NAME

    Redis::NaiveBayes - A generic Redis-backed NaiveBayes implementation

VERSION

    version 0.0.4

SYNOPSIS

        my $tokenizer = sub {
            my $input = shift;
    
            my %occurs;
            $occurs{$_}++ for split(/\s/, lc $input);
    
            return \%occurs;
        };
    
        my $bayes = Redis::NaiveBayes->new(
            namespace => 'playground:',
            tokenizer => \&tokenizer,
        );

DESCRIPTION

    This distribution provides a very simple NaiveBayes classifier backed
    by a Redis instance. It uses the evalsha functionality available since
    Redis 2.6.0 to try to speed things up while avoiding some obvious race
    conditions during the untrain() phase.

    The goal of Redis::NaiveBayes is to keep dependencies at minimum while
    being as generic as possible to allow any sort of usage. By design, it
    doesn't provide any sort of tokenization nor filtering out of the box.

METHODS

 new

        my $bayes = Redis::NaiveBayes->new(
            namespace  => 'playground:',
            tokenizer  => \&tokenizer,
            correction => 0.1,
            redis      => $redis_instance,
        );

    Instantiates a Redis::NaiveBayes instance using the provided
    correction, namespace and tokenizers.

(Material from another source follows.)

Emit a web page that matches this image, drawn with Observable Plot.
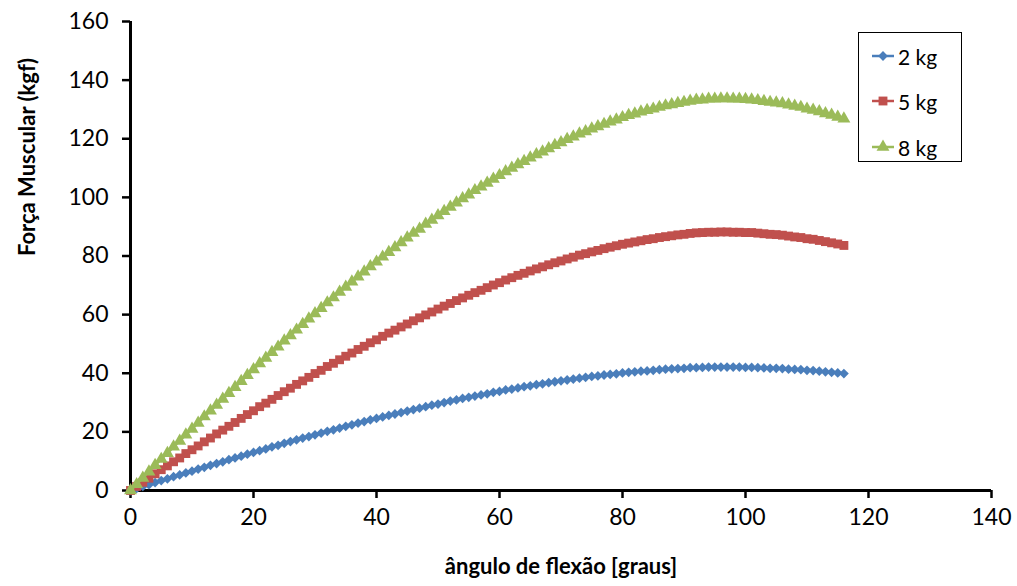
<!DOCTYPE html>
<html>
<head>
<meta charset="utf-8">
<script src="https://cdn.jsdelivr.net/npm/d3@7"></script>
<script src="https://cdn.jsdelivr.net/npm/@observablehq/plot@0.6"></script>
<style>
  html, body { margin: 0; padding: 0; background: #fff; }
  #wrap { position: relative; width: 1017px; height: 586px; font-family: Lato, "Liberation Sans", sans-serif; }
  #legend { position: absolute; left: 858px; top: 32px; width: 104px; height: 130px; border: 1.5px solid #000; background: #fff; box-sizing: border-box; }
  .item { position: absolute; left: 12px; height: 24px; display: flex; align-items: center; font-size: 21px; color: #000; }
  .item svg { margin-right: 3px; }
</style>
</head>
<body>
<div id="wrap"></div>
<script>
const angles = [0,1,2,3,4,5,6,7,8,9,10,11,12,13,14,15,16,17,18,19,20,21,22,23,24,25,26,27,28,29,30,31,32,33,34,35,36,37,38,39,40,41,42,43,44,45,46,47,48,49,50,51,52,53,54,55,56,57,58,59,60,61,62,63,64,65,66,67,68,69,70,71,72,73,74,75,76,77,78,79,80,81,82,83,84,85,86,87,88,89,90,91,92,93,94,95,96,97,98,99,100,101,102,103,104,105,106,107,108,109,110,111,112,113,114,115,116];

const force2kg = [0,0.7,1.4,2.0,2.7,3.4,4.0,4.7,5.3,6.0,6.6,7.3,7.9,8.6,9.2,9.8,10.5,11.1,11.7,12.4,13.0,13.6,14.2,14.9,15.4,16.1,16.7,17.3,17.9,18.4,19.0,19.6,20.2,20.7,21.3,21.9,22.4,23.0,23.5,24.1,24.6,25.1,25.6,26.1,26.6,27.1,27.6,28.1,28.6,29.1,29.5,30.0,30.5,30.9,31.4,31.8,32.2,32.6,33.0,33.5,33.8,34.3,34.6,35.0,35.4,35.7,36.1,36.4,36.8,37.1,37.4,37.7,38.0,38.3,38.6,38.9,39.1,39.4,39.6,39.8,40.1,40.3,40.5,40.7,40.8,41.0,41.2,41.4,41.5,41.6,41.7,41.9,41.9,42.0,42.1,42.1,42.1,42.1,42.1,42.1,42.0,42.0,41.9,41.8,41.7,41.7,41.6,41.4,41.3,41.2,41.0,40.9,40.7,40.5,40.3,40.1,39.9];

const force5kg = [0,1.4,2.8,4.2,5.7,7.1,8.4,9.8,11.1,12.6,13.9,15.2,16.6,17.9,19.3,20.6,21.9,23.2,24.6,25.9,27.2,28.6,29.8,31.1,32.4,33.7,34.9,36.2,37.4,38.6,39.9,41.0,42.3,43.4,44.6,45.8,46.9,48.1,49.2,50.4,51.4,52.6,53.7,54.7,55.8,56.8,57.9,58.9,59.9,60.9,61.9,62.9,63.8,64.8,65.7,66.6,67.5,68.3,69.2,70.1,70.9,71.8,72.6,73.4,74.1,74.9,75.6,76.3,77.0,77.7,78.3,79.0,79.6,80.3,80.8,81.4,81.9,82.5,83.0,83.5,84.0,84.4,84.8,85.2,85.6,85.9,86.3,86.6,86.9,87.2,87.4,87.7,87.9,88.0,88.1,88.1,88.2,88.2,88.1,88.1,88.0,88.0,87.8,87.6,87.4,87.3,87.1,86.8,86.5,86.3,85.9,85.7,85.3,84.9,84.5,84.1,83.6];

const force8kg = [0,2.1,4.3,6.4,8.6,10.7,12.7,14.9,16.9,19.0,21.0,23.0,25.2,27.2,29.2,31.2,33.2,35.2,37.3,39.3,41.3,43.3,45.2,47.2,49.0,51.1,52.9,54.8,56.7,58.6,60.4,62.2,64.1,65.8,67.7,69.4,71.2,72.9,74.6,76.4,78.0,79.7,81.3,82.9,84.6,86.2,87.8,89.2,90.9,92.3,93.8,95.3,96.7,98.2,99.6,100.9,102.4,103.6,104.9,106.3,107.5,108.8,110.0,111.2,112.3,113.5,114.6,115.6,116.7,117.8,118.7,119.8,120.7,121.7,122.5,123.4,124.2,125.0,125.8,126.5,127.3,128.0,128.5,129.2,129.7,130.2,130.8,131.3,131.7,132.1,132.5,132.9,133.2,133.3,133.6,133.6,133.7,133.7,133.6,133.6,133.5,133.3,133.1,132.8,132.5,132.3,132.0,131.6,131.2,130.8,130.2,129.8,129.3,128.6,128.1,127.4,126.8];

const seriesNames = ["2 kg", "5 kg", "8 kg"];
const seriesColors = ["#4A7EBB", "#C0504D", "#9BBB59"];
const seriesSymbols = ["diamond2", "square", "triangle"];
const seriesRadius = [4.4, 5.0, 4.8];
const xTicks = [0, 20, 40, 60, 80, 100, 120, 140];
const yTicks = [0, 20, 40, 60, 80, 100, 120, 140, 160];
const xTitle = "ângulo de flexão [graus]";
const yTitle = "Força Muscular (kgf)";

const seriesValues = [force2kg, force5kg, force8kg];
const rows = seriesNames.map((name, s) => angles.map((a, i) => ({angle: a, force: seriesValues[s][i], series: name})));

const marks = [];
rows.forEach((data, s) => {
  marks.push(Plot.line(data, {x: "angle", y: "force", stroke: seriesColors[s], strokeWidth: 2.5}));
  marks.push(Plot.dot(data, {x: "angle", y: "force", symbol: () => seriesSymbols[s], r: seriesRadius[s], fill: seriesColors[s], stroke: "none"}));
});

const chart = Plot.plot({
  width: 1017,
  height: 586,
  marginLeft: 130,
  marginRight: 26,
  marginTop: 21,
  marginBottom: 96,
  style: {fontFamily: "Lato, 'Liberation Sans', sans-serif", background: "#fff", color: "#000"},
  x: {domain: [0, 140]},
  y: {domain: [0, 160]},
  marks: [
    Plot.axisX({ticks: xTicks, tickSize: 8, tickPadding: 10, fontSize: 23, strokeWidth: 2.5, label: null, tickFormat: d => String(d)}),
    Plot.axisY({ticks: yTicks, tickSize: 8, tickPadding: 14, fontSize: 23, strokeWidth: 2.5, label: null, tickFormat: d => String(d)}),
    Plot.ruleY([0], {stroke: "#000", strokeWidth: 3}),
    Plot.ruleX([0], {stroke: "#000", strokeWidth: 3}),
    ...marks,
    Plot.text([xTitle], {text: d => d, frameAnchor: "bottom", dy: 76, fontSize: 22, fontWeight: "bold", lineAnchor: "middle"}),
    Plot.text([yTitle], {text: d => d, frameAnchor: "left", dx: -103, rotate: -90, fontSize: 22, fontWeight: "bold", lineAnchor: "middle"})
  ]
});

const wrap = document.getElementById("wrap");
wrap.appendChild(chart);

const legend = document.createElement("div");
legend.id = "legend";
const itemTops = [11, 56, 102];
seriesNames.forEach((name, s) => {
  const item = document.createElement("div");
  item.className = "item";
  item.style.top = itemTops[s] + "px";
  const sym = d3.symbol(d3["symbol" + {diamond2: "Diamond2", square: "Square", triangle: "Triangle"}[seriesSymbols[s]]], Math.PI * seriesRadius[s] ** 2)();
  item.innerHTML = `<svg width="24" height="24"><line x1="1" x2="23" y1="12" y2="12" stroke="${seriesColors[s]}" stroke-width="2.5"/><path d="${sym}" transform="translate(12,12)" fill="${seriesColors[s]}"/></svg><span>${name}</span>`;
  legend.appendChild(item);
});
wrap.appendChild(legend);
</script>
</body>
</html>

    If provided, it also uses a Redis instance (redis parameter) instead of
    instantiating one by itself.

    A tokenizer is any subroutine that returns a HASHREF of occurrences in
    the item provided for train()ining or classify()ing.

 flush

        $bayes->flush;

    Cleanup all the possible keys this classifier instance could've
    touched. If you want to clean everything under the provided namespace,
    call _mrproper() instead, but beware that it will delete all the keys
    that match namespace*.

 train

        $bayes->train("ham", "this is a good message");
        $bayes->train("spam", "price from Nigeria needs your help");

    Trains as a label ("ham") the given item. The item can be any arbitrary
    structure as long as the provided tokenizer understands it.

 untrain

        $bayes->untrain("ham", "I don't thing this message is good anymore")

    The opposite of train().

 classify

        my $label = $bayes->classify("Nigeria needs help");
        >>> "spam"

    Gets the most probable category the provided item in is.

 scores

        my $scores = $bayes->scores("any sort of message");

    Returns a HASHREF with the scores for each of the labels known by the
    model

NOTES

    This module is heavilly inspired by the Python implementation available
    at https://github.com/jart/redisbayes - the main difference, besides
    the obvious language choice, is that Redis::NaiveBayes focuses on being
    generic and minimizing the number of roundtrips to Redis.

TODO

    Add support for additive smoothing

SEE ALSO

    Redis, Redis::Bayes, Algorithm::NaiveBayes

AUTHORS

      * Caio Romão <cpan@caioromao.com>

      * Stanislaw Pusep <stas@sysd.org>

COPYRIGHT AND LICENSE

    This software is Copyright (c) 2013 by Caio Romão.

    This is free software, licensed under:

      The MIT (X11) License